Investing in the Vancouver residential market yields diminishing returns seemingly by the day, but savvy investors have turned to the city’s white-hot industrial sector where the vacancy rate is a paltry 0.6%.
Warehouse proximity to dense urban centres is vital for e-commerce, and with the Lower Mainland’s paucity of available land, prices are quickly surging. To stretch the financial viability of industrial land, developers in the city have introduced a new model of stacked units that are typically comprised of industrial warehousing on the first floor, and storage and office units above.
At the same time, Vancouver’s condo investors have grown disillusioned by rent control, rising property taxes and, in recent years, condo insurance premiums as a result of extreme weather events. Aware of the industrial sector’s robust fundamentals -- as well as the fact that there are neither strata fees nor increasing property taxes and insurance premiums -- quite a few of them are purchasing units in stacked developments and satisfying exorbitant demand.
“It makes sense for investors to participate in this market because of the demand for industrial space, in terms of leasing,” Michael Chiang, Director of Union Allied Capital Corp., told STOREYS. “Purchasing has been strong for the last four years, so it seems like a good investment now. With the way commercial leases are, it makes more sense than investing in residential leases. The BC government just issued its rental increase rate for residential, but there are no such restrictions in commercial, so it makes sense for investors to jump on the industrial bandwagon.”
An office unit at 1308 Adanac. (Rendering)
Union Allied is developing 1308 Adanac in East Vancouver, which is slated for occupancy in the second quarter of next year, and while only two of its 11 units have been sold, Chiang says securing construction financing wasn’t an issue because of Vancouver’s low vacancy rate. Additionally, the unsold units’ values will continue rising, making it likely that they’re offloaded around occupancy.
With exorbitant land costs, building vertically is a way to keep the price per square foot in check. Although construction costs eat away at those savings, developers and purchasers alike ultimately come out ahead. Chris MacCauley, Senior Vice President CBRE Vancouver, says investors, familiar with the sector’s propitious horizon, have been quietly buying industrial units for the last five years, and because downtown Vancouver had among North America’s lowest office vacancy rate prior to the COVID-19 pandemic, stacked industrial facilities are more likely to be found near the city’s core than in its suburbs.

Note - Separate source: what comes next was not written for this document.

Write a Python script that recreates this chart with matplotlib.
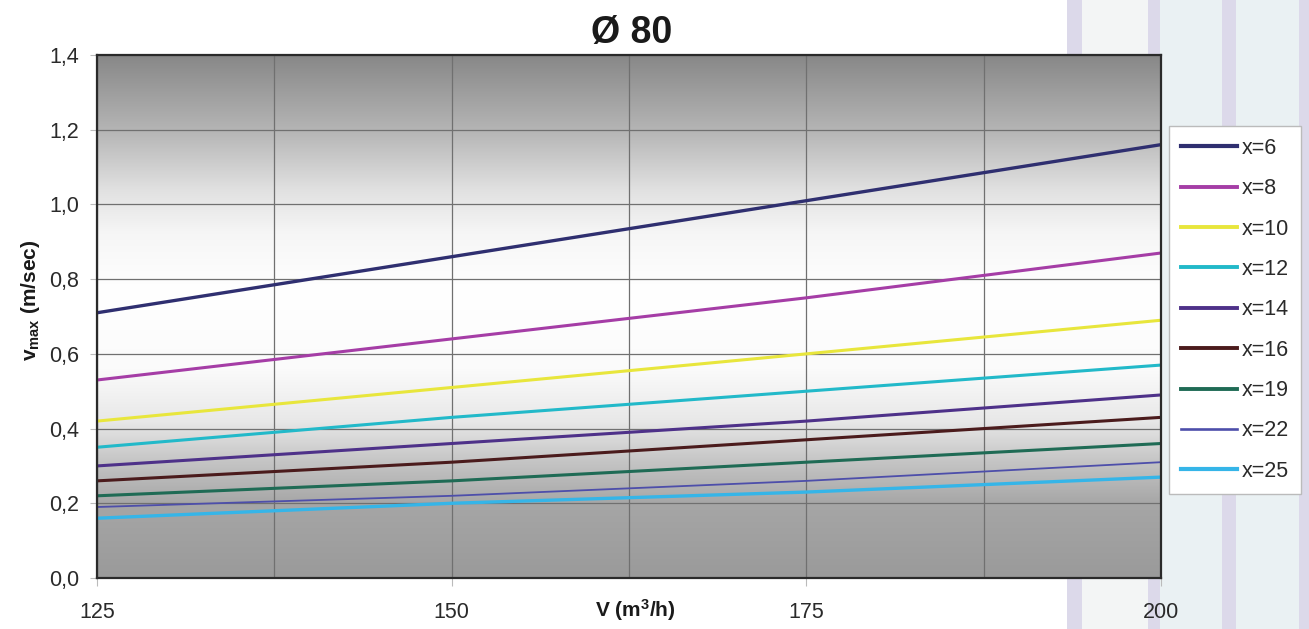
import numpy as np
import matplotlib
matplotlib.use("Agg")
import matplotlib.pyplot as plt
from matplotlib.colors import LinearSegmentedColormap
from matplotlib.patches import Rectangle
from matplotlib.lines import Line2D

plt.rcParams['font.family'] = ['Liberation Sans', 'DejaVu Sans']
plt.rcParams['mathtext.fontset'] = 'custom'
plt.rcParams['mathtext.rm'] = 'Liberation Sans'
plt.rcParams['mathtext.it'] = 'Liberation Sans:italic'
plt.rcParams['mathtext.bf'] = 'Liberation Sans:bold'

# ---- data ----
flow = [125, 150, 175, 200]
series_labels = ["x=6", "x=8", "x=10", "x=12", "x=14", "x=16", "x=19", "x=22", "x=25"]
v_x6 = [0.71, 0.86, 1.01, 1.16]
v_x8 = [0.53, 0.64, 0.75, 0.87]
v_x10 = [0.42, 0.51, 0.60, 0.69]
v_x12 = [0.35, 0.43, 0.50, 0.57]
v_x14 = [0.30, 0.36, 0.42, 0.49]
v_x16 = [0.26, 0.31, 0.37, 0.43]
v_x19 = [0.22, 0.26, 0.31, 0.36]
v_x22 = [0.19, 0.22, 0.26, 0.31]
v_x25 = [0.16, 0.20, 0.23, 0.27]
series = [v_x6, v_x8, v_x10, v_x12, v_x14, v_x16, v_x19, v_x22, v_x25]
colors = ["#2f2f70", "#a53da6", "#e8e63c", "#22b9c9", "#4e3189",
          "#4b1b1c", "#1f6b55", "#4d4eaa", "#35b5e8"]
widths = [2.4, 2.2, 2.2, 2.2, 2.2, 2.2, 2.2, 1.3, 2.4]
x_ticks = [125, 150, 175, 200]
y_ticks = [0.0, 0.2, 0.4, 0.6, 0.8, 1.0, 1.2, 1.4]

W, H = 1309, 629
fig = plt.figure(figsize=(W / 100, H / 100), dpi=100)
fig.patch.set_facecolor("white")

# page background on right side
def fx(px):
    return px / W
fig.patches.append(Rectangle((fx(1067), 0), fx(W - 1067), 1, transform=fig.transFigure,
                             facecolor="#eaf1f3", edgecolor="none", zorder=-10))
fig.patches.append(Rectangle((fx(1082), 0), fx(1148 - 1082), 1, transform=fig.transFigure,
                             facecolor="#f3f5f5", edgecolor="none", zorder=-9))
for x0, x1 in [(1067, 1082), (1148, 1160), (1222, 1236), (1299, 1309)]:
    fig.patches.append(Rectangle((fx(x0), 0), fx(x1 - x0), 1, transform=fig.transFigure,
                                 facecolor="#dcd9ea", edgecolor="none", zorder=-8))

ax = fig.add_axes([97 / W, 1 - 578 / H, (1161 - 97) / W, (578 - 55) / H])

# background gradient
stops = [(0.0, "#9a9a9a"), (0.14, "#a6a6a6"), (0.22, "#c4c4c4"), (0.30, "#e8e8e8"),
         (0.40, "#fbfbfb"), (0.55, "#ffffff"), (0.66, "#f6f6f6"), (0.74, "#e2e2e2"),
         (0.86, "#b4b4b4"), (1.0, "#888888")]
cmap = LinearSegmentedColormap.from_list("bg", stops)
grad = np.linspace(0, 1, 256).reshape(-1, 1)
ax.imshow(grad, aspect="auto", cmap=cmap, extent=[125, 200, 0, 1.4],
          origin="lower", zorder=0, interpolation="bilinear")

handles = []
for vals, lab, c, lw in zip(series, series_labels, colors, widths):
    ax.plot(flow, vals, color=c, lw=lw, zorder=3, solid_capstyle="butt")
    handles.append(Line2D([0], [0], color=c, lw=lw + 0.6))

ax.set_xlim(125, 200)
ax.set_ylim(0, 1.4)
ax.set_xticks(x_ticks)
ax.set_xticks([137.5, 162.5, 187.5], minor=True)
ax.set_xticklabels([str(t) for t in x_ticks])
ax.set_yticks(y_ticks)
ax.set_yticklabels([f"{t:.1f}".replace(".", ",") for t in y_ticks])
ax.grid(True, which="both", color="#707070", lw=0.9, zorder=1)
for gl in ax.get_xgridlines() + ax.get_ygridlines():
    gl.set_zorder(1)
ax.tick_params(axis="x", which="major", length=6, color="#bbbbbb", pad=11, labelsize=15.5, labelcolor="#2a2a2a")
ax.tick_params(axis="x", which="minor", length=0)
ax.tick_params(axis="y", length=5, color="#bbbbbb", pad=8, labelsize=15.5, labelcolor="#2a2a2a")
for s in ax.spines.values():
    s.set_color("#2a2a2a")
    s.set_linewidth(1.6)
    s.set_zorder(4)

fig.text(632 / W, 1 - 33 / H, "Ø 80", ha="center", va="center", fontsize=27,
         fontweight="bold", color="#1a1a1a")
fig.text(635 / W, 1 - 610 / H, "V (m$^\\mathbf{3}$/h)", ha="center", va="center",
         fontsize=15, fontweight="bold", color="#1a1a1a")
fig.text(31 / W, 1 - 300 / H, "v$_{\\mathbf{max}}$ (m/sec)", ha="center", va="center",
         rotation=90, fontsize=15, fontweight="bold", color="#1a1a1a")

leg = fig.legend(handles, series_labels, loc="upper left",
                 bbox_to_anchor=(1169 / W, 1 - 126 / H), frameon=True, fancybox=False,
                 edgecolor="#bbbbbb", facecolor="white", framealpha=1, fontsize=15.5,
                 handlelength=2.6, handletextpad=0.25, labelspacing=0.9,
                 borderpad=0.55, borderaxespad=0)
for t in leg.get_texts():
    t.set_color("#2a2a2a")

fig.savefig("out.png", dpi=100)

“Vancouver has the lowest industrial vacancy rate in all of North America and still has among its lowest office vacancy rate. There’s still a need for office-type space in the core,” MacCauley said. “When you go to the suburbs, you don’t have as many users that will occupy the second or third floor as you would in Vancouver proper. This is more of an urban solution, not a suburban solution.”
MacCauley also disabuses the notion that stacked facilities are a fad, pointing to the city’s dearth of available land.
“I don’t think, in the near future, this will slow down; if anything this will accelerate over the next several years. Vancouver still has a lot of obsolete industrial that can be redeveloped, and so this doesn’t necessarily have to be on vacant land.”